— start —
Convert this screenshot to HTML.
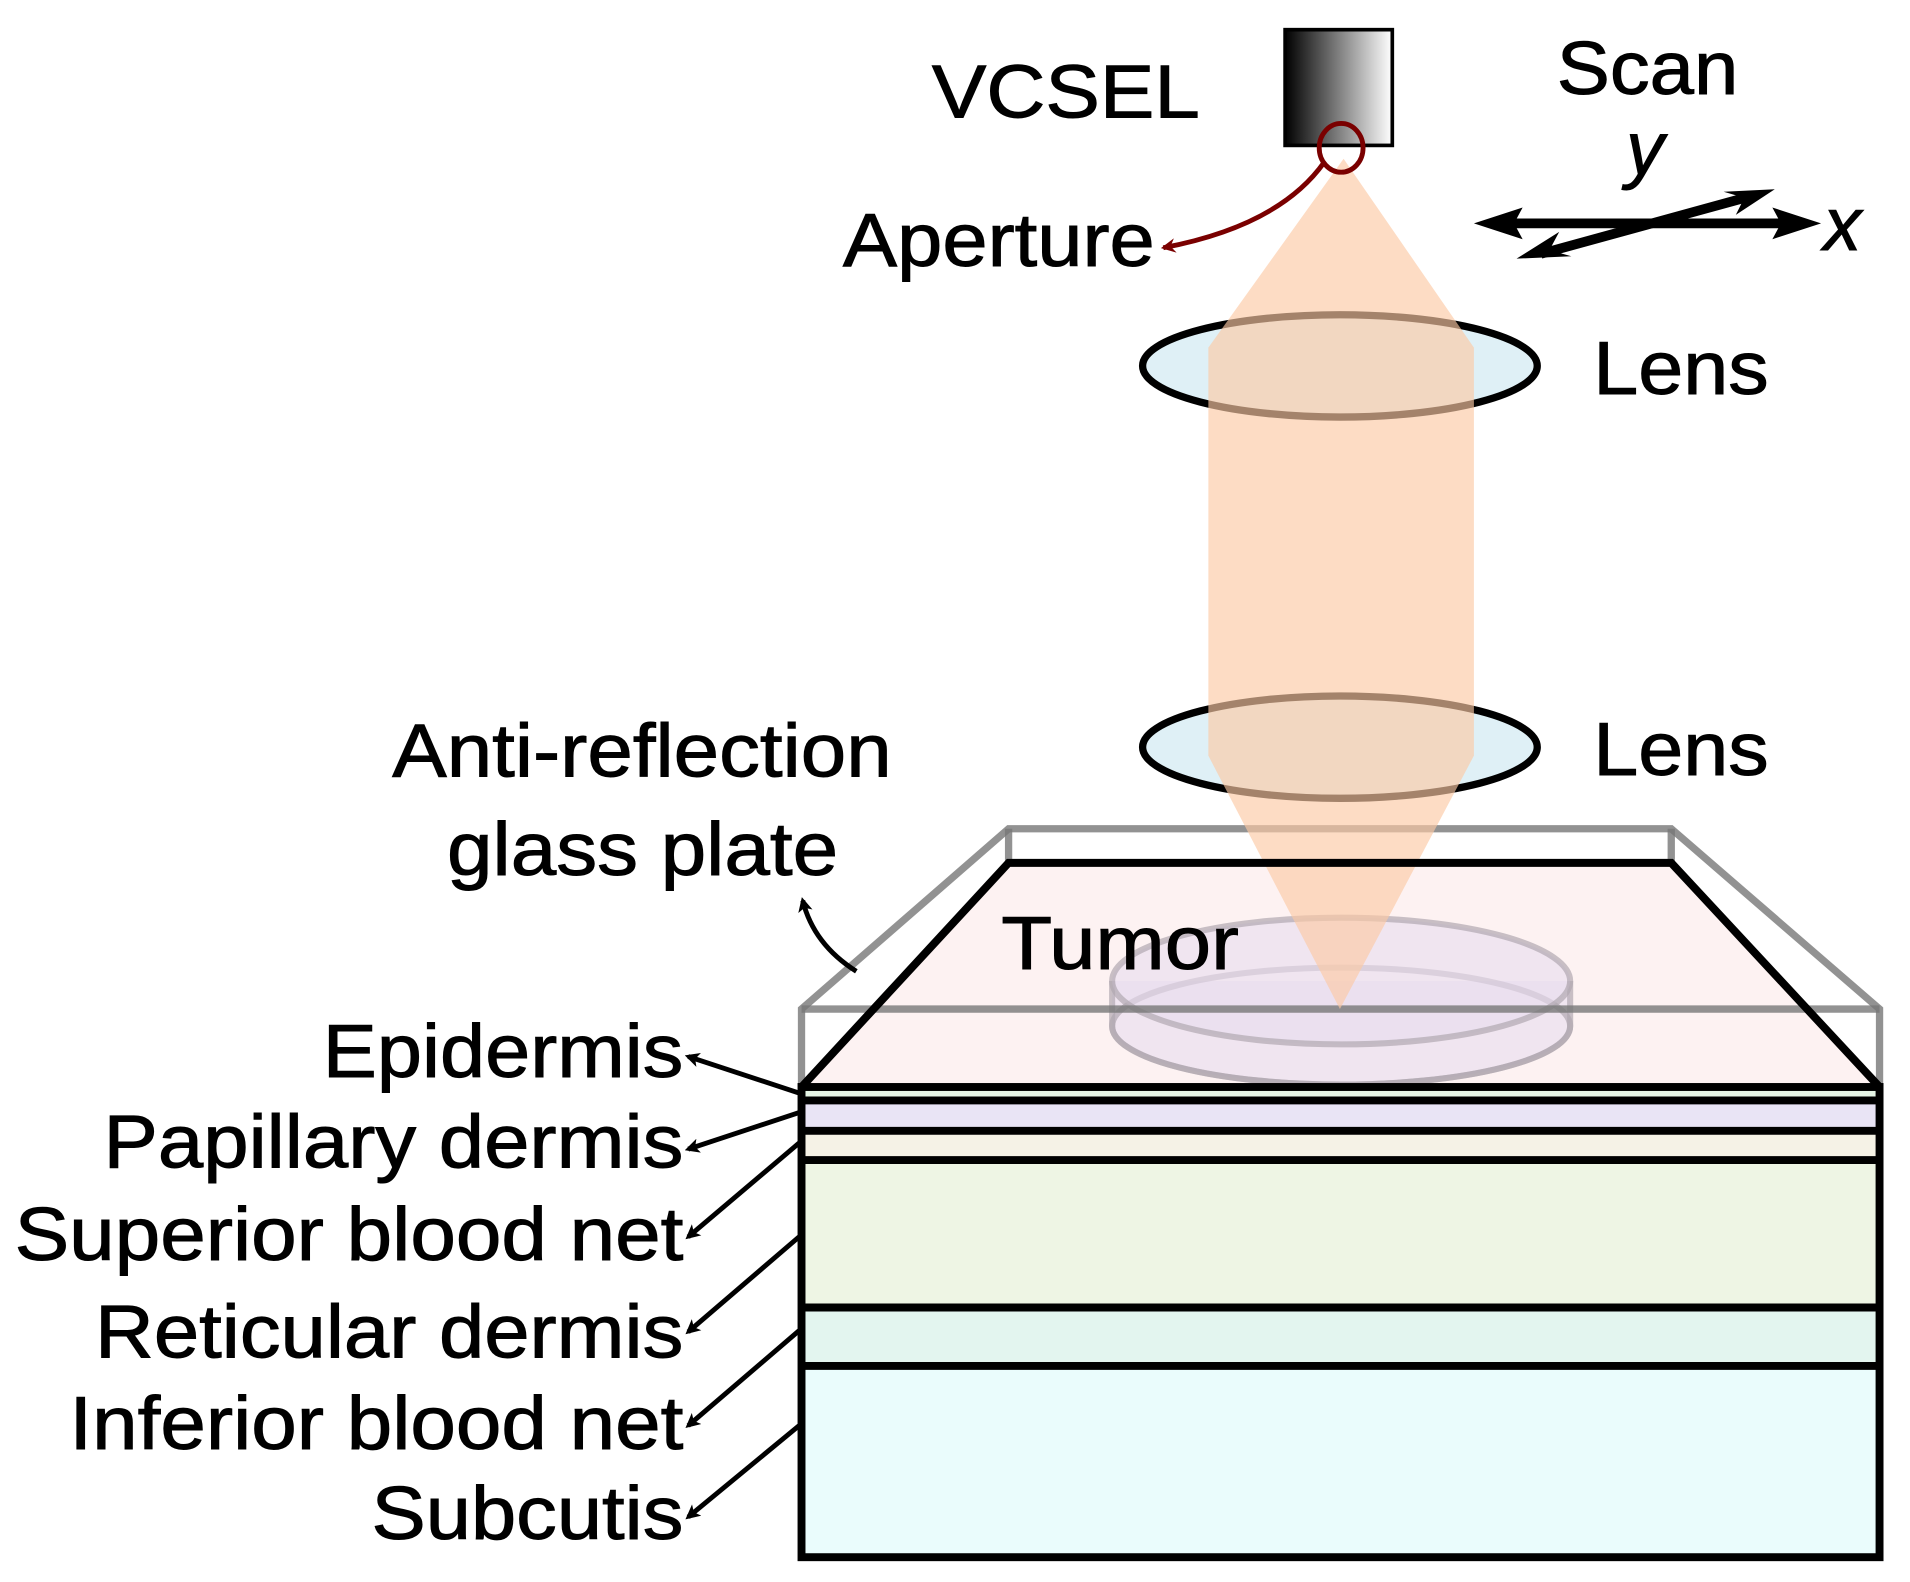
<!DOCTYPE html>
<html><head><meta charset="utf-8"><style>html,body{margin:0;padding:0;background:#fff}svg{display:block}text{font-family:"Liberation Sans",sans-serif;fill:#000;stroke:#000;stroke-width:0.8}</style></head><body>
<svg width="1910" height="1582" viewBox="0 0 1568 1298" xmlns="http://www.w3.org/2000/svg">
<defs>
<linearGradient id="g" x1="0" x2="1"><stop offset="0" stop-color="#000"/><stop offset="1" stop-color="#fff"/></linearGradient>
<marker id="a" markerWidth="12" markerHeight="12" refX="9" refY="6" orient="auto" markerUnits="userSpaceOnUse"><path d="M0,0 L12,6 L0,12 L3,6z" fill="#000"/></marker>
<marker id="r" markerWidth="12" markerHeight="12" refX="10" refY="6" orient="auto" markerUnits="userSpaceOnUse"><path d="M0,0 L12,6 L0,12 L4,6z" fill="#7a0000"/></marker>
</defs>
<rect x="658" y="892" width="885" height="11" fill="#e6f5e6"/>
<rect x="658" y="903" width="885" height="25" fill="#e9e4f5"/>
<rect x="658" y="928" width="885" height="24" fill="#f5f2e6"/>
<rect x="658" y="952" width="885" height="121" fill="#eef5e4"/>
<rect x="658" y="1073" width="885" height="48" fill="#e3f5ef"/>
<rect x="658" y="1121" width="885" height="157" fill="#eafcfc"/>
<polygon points="828,708 1372,708 1543,892 658,892" fill="#fdf2f2"/>
<g fill="#e8dcef" fill-opacity="0.6" stroke="#b0a8b0" stroke-width="5" stroke-opacity="0.7">
<path d="M913,805 L913,842 A188,48 0 0 0 1289,842 L1289,805" />
<ellipse cx="1101" cy="842" rx="188" ry="48" fill="none"/>
<ellipse cx="1101" cy="805" rx="188" ry="52"/>
</g>
<g stroke="#777" stroke-opacity="0.8" stroke-width="6" fill="none">
<polyline points="658,892 658,828 828,680 1372,680 1543,828 1543,892"/>
<line x1="828" y1="680" x2="828" y2="708"/>
<line x1="1372" y1="680" x2="1372" y2="708"/>
<line x1="658" y1="828" x2="1543" y2="828"/>
</g>
<ellipse cx="1100" cy="300" rx="162" ry="42" fill="#dff0f6" stroke="#000" stroke-width="6"/>
<ellipse cx="1100" cy="613" rx="162" ry="42" fill="#dff0f6" stroke="#000" stroke-width="6"/>
<polygon points="1103,130 992,285 992,620 1100,828 1210,620 1210,285" fill="#fcc9a4" fill-opacity="0.65"/>
<g stroke="#000" stroke-width="6.5" fill="none">
<polyline points="658,892 828,708 1372,708 1543,892"/>
<rect x="658" y="892" width="885" height="386"/>
<line x1="658" y1="903" x2="1543" y2="903"/>
<line x1="658" y1="928" x2="1543" y2="928"/>
<line x1="658" y1="952" x2="1543" y2="952"/>
<line x1="658" y1="1073" x2="1543" y2="1073"/>
<line x1="658" y1="1121" x2="1543" y2="1121"/>
</g>
<rect x="1055" y="24" width="88" height="95" fill="url(#g)" stroke="#000" stroke-width="3"/>
<ellipse cx="1101" cy="121" rx="18" ry="20" fill="none" stroke="#7a0000" stroke-width="4"/>
<path d="M1087,133 Q1050,185 955,203" fill="none" stroke="#7a0000" stroke-width="4" marker-end="url(#r)"/>
<g stroke="#000" stroke-width="8" fill="none">
<line x1="1225" y1="183" x2="1480" y2="183"/>
<line x1="1265" y1="208" x2="1440" y2="160"/>
</g>
<path d="M1210,183 L1250,170 L1243,183 L1250,196z M1495,183 L1455,170 L1462,183 L1455,196z M1245,212 L1280,190 L1272,205 L1290,210z M1457,155 L1425,176 L1432,162 L1415,157z" fill="#000"/>
<g font-size="62">
<text x="765" y="96" textLength="220" lengthAdjust="spacingAndGlyphs">VCSEL</text>
<text x="1278" y="77" textLength="149" lengthAdjust="spacingAndGlyphs">Scan</text>
<text x="1335" y="143" font-style="italic">y</text>
<text x="1497" y="205" font-style="italic">x</text>
<text x="692" y="218" textLength="256" lengthAdjust="spacingAndGlyphs">Aperture</text>
<text x="1308" y="323" textLength="144" lengthAdjust="spacingAndGlyphs">Lens</text>
<text x="1308" y="636" textLength="144" lengthAdjust="spacingAndGlyphs">Lens</text>
<text x="322" y="637" textLength="410" lengthAdjust="spacingAndGlyphs">Anti-reflection</text>
<text x="367" y="718" textLength="321" lengthAdjust="spacingAndGlyphs">glass plate</text>
<text x="822" y="795" textLength="195" lengthAdjust="spacingAndGlyphs">Tumor</text>
<text x="265" y="884" textLength="296" lengthAdjust="spacingAndGlyphs">Epidermis</text>
<text x="85" y="958" textLength="476" lengthAdjust="spacingAndGlyphs">Papillary dermis</text>
<text x="12" y="1034" textLength="549" lengthAdjust="spacingAndGlyphs">Superior blood net</text>
<text x="78" y="1114" textLength="483" lengthAdjust="spacingAndGlyphs">Reticular dermis</text>
<text x="57" y="1189" textLength="504" lengthAdjust="spacingAndGlyphs">Inferior blood net</text>
<text x="305" y="1263" textLength="256" lengthAdjust="spacingAndGlyphs">Subcutis</text>
</g>
<g stroke="#000" stroke-width="4" fill="none" marker-end="url(#a)">
<path d="M703,797 Q668,775 659,739"/>
<line x1="656" y1="897" x2="565" y2="867"/>
<line x1="656" y1="913" x2="565" y2="943"/>
<line x1="656" y1="938" x2="565" y2="1015"/>
<line x1="656" y1="1015" x2="565" y2="1093"/>
<line x1="656" y1="1092" x2="565" y2="1170"/>
<line x1="656" y1="1170" x2="565" y2="1245"/>
</g>
</svg>
</body></html>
— end —
Task instructions >>
Quote the data above in full and without alteration; skip the pictures.

Complete output >>
Convert this screenshot to HTML.
<!DOCTYPE html>
<html><head><meta charset="utf-8"><style>html,body{margin:0;padding:0;background:#fff}svg{display:block}text{font-family:"Liberation Sans",sans-serif;fill:#000;stroke:#000;stroke-width:0.8}</style></head><body>
<svg width="1910" height="1582" viewBox="0 0 1568 1298" xmlns="http://www.w3.org/2000/svg">
<defs>
<linearGradient id="g" x1="0" x2="1"><stop offset="0" stop-color="#000"/><stop offset="1" stop-color="#fff"/></linearGradient>
<marker id="a" markerWidth="12" markerHeight="12" refX="9" refY="6" orient="auto" markerUnits="userSpaceOnUse"><path d="M0,0 L12,6 L0,12 L3,6z" fill="#000"/></marker>
<marker id="r" markerWidth="12" markerHeight="12" refX="10" refY="6" orient="auto" markerUnits="userSpaceOnUse"><path d="M0,0 L12,6 L0,12 L4,6z" fill="#7a0000"/></marker>
</defs>
<rect x="658" y="892" width="885" height="11" fill="#e6f5e6"/>
<rect x="658" y="903" width="885" height="25" fill="#e9e4f5"/>
<rect x="658" y="928" width="885" height="24" fill="#f5f2e6"/>
<rect x="658" y="952" width="885" height="121" fill="#eef5e4"/>
<rect x="658" y="1073" width="885" height="48" fill="#e3f5ef"/>
<rect x="658" y="1121" width="885" height="157" fill="#eafcfc"/>
<polygon points="828,708 1372,708 1543,892 658,892" fill="#fdf2f2"/>
<g fill="#e8dcef" fill-opacity="0.6" stroke="#b0a8b0" stroke-width="5" stroke-opacity="0.7">
<path d="M913,805 L913,842 A188,48 0 0 0 1289,842 L1289,805" />
<ellipse cx="1101" cy="842" rx="188" ry="48" fill="none"/>
<ellipse cx="1101" cy="805" rx="188" ry="52"/>
</g>
<g stroke="#777" stroke-opacity="0.8" stroke-width="6" fill="none">
<polyline points="658,892 658,828 828,680 1372,680 1543,828 1543,892"/>
<line x1="828" y1="680" x2="828" y2="708"/>
<line x1="1372" y1="680" x2="1372" y2="708"/>
<line x1="658" y1="828" x2="1543" y2="828"/>
</g>
<ellipse cx="1100" cy="300" rx="162" ry="42" fill="#dff0f6" stroke="#000" stroke-width="6"/>
<ellipse cx="1100" cy="613" rx="162" ry="42" fill="#dff0f6" stroke="#000" stroke-width="6"/>
<polygon points="1103,130 992,285 992,620 1100,828 1210,620 1210,285" fill="#fcc9a4" fill-opacity="0.65"/>
<g stroke="#000" stroke-width="6.5" fill="none">
<polyline points="658,892 828,708 1372,708 1543,892"/>
<rect x="658" y="892" width="885" height="386"/>
<line x1="658" y1="903" x2="1543" y2="903"/>
<line x1="658" y1="928" x2="1543" y2="928"/>
<line x1="658" y1="952" x2="1543" y2="952"/>
<line x1="658" y1="1073" x2="1543" y2="1073"/>
<line x1="658" y1="1121" x2="1543" y2="1121"/>
</g>
<rect x="1055" y="24" width="88" height="95" fill="url(#g)" stroke="#000" stroke-width="3"/>
<ellipse cx="1101" cy="121" rx="18" ry="20" fill="none" stroke="#7a0000" stroke-width="4"/>
<path d="M1087,133 Q1050,185 955,203" fill="none" stroke="#7a0000" stroke-width="4" marker-end="url(#r)"/>
<g stroke="#000" stroke-width="8" fill="none">
<line x1="1225" y1="183" x2="1480" y2="183"/>
<line x1="1265" y1="208" x2="1440" y2="160"/>
</g>
<path d="M1210,183 L1250,170 L1243,183 L1250,196z M1495,183 L1455,170 L1462,183 L1455,196z M1245,212 L1280,190 L1272,205 L1290,210z M1457,155 L1425,176 L1432,162 L1415,157z" fill="#000"/>
<g font-size="62">
<text x="765" y="96" textLength="220" lengthAdjust="spacingAndGlyphs">VCSEL</text>
<text x="1278" y="77" textLength="149" lengthAdjust="spacingAndGlyphs">Scan</text>
<text x="1335" y="143" font-style="italic">y</text>
<text x="1497" y="205" font-style="italic">x</text>
<text x="692" y="218" textLength="256" lengthAdjust="spacingAndGlyphs">Aperture</text>
<text x="1308" y="323" textLength="144" lengthAdjust="spacingAndGlyphs">Lens</text>
<text x="1308" y="636" textLength="144" lengthAdjust="spacingAndGlyphs">Lens</text>
<text x="322" y="637" textLength="410" lengthAdjust="spacingAndGlyphs">Anti-reflection</text>
<text x="367" y="718" textLength="321" lengthAdjust="spacingAndGlyphs">glass plate</text>
<text x="822" y="795" textLength="195" lengthAdjust="spacingAndGlyphs">Tumor</text>
<text x="265" y="884" textLength="296" lengthAdjust="spacingAndGlyphs">Epidermis</text>
<text x="85" y="958" textLength="476" lengthAdjust="spacingAndGlyphs">Papillary dermis</text>
<text x="12" y="1034" textLength="549" lengthAdjust="spacingAndGlyphs">Superior blood net</text>
<text x="78" y="1114" textLength="483" lengthAdjust="spacingAndGlyphs">Reticular dermis</text>
<text x="57" y="1189" textLength="504" lengthAdjust="spacingAndGlyphs">Inferior blood net</text>
<text x="305" y="1263" textLength="256" lengthAdjust="spacingAndGlyphs">Subcutis</text>
</g>
<g stroke="#000" stroke-width="4" fill="none" marker-end="url(#a)">
<path d="M703,797 Q668,775 659,739"/>
<line x1="656" y1="897" x2="565" y2="867"/>
<line x1="656" y1="913" x2="565" y2="943"/>
<line x1="656" y1="938" x2="565" y2="1015"/>
<line x1="656" y1="1015" x2="565" y2="1093"/>
<line x1="656" y1="1092" x2="565" y2="1170"/>
<line x1="656" y1="1170" x2="565" y2="1245"/>
</g>
</svg>
</body></html>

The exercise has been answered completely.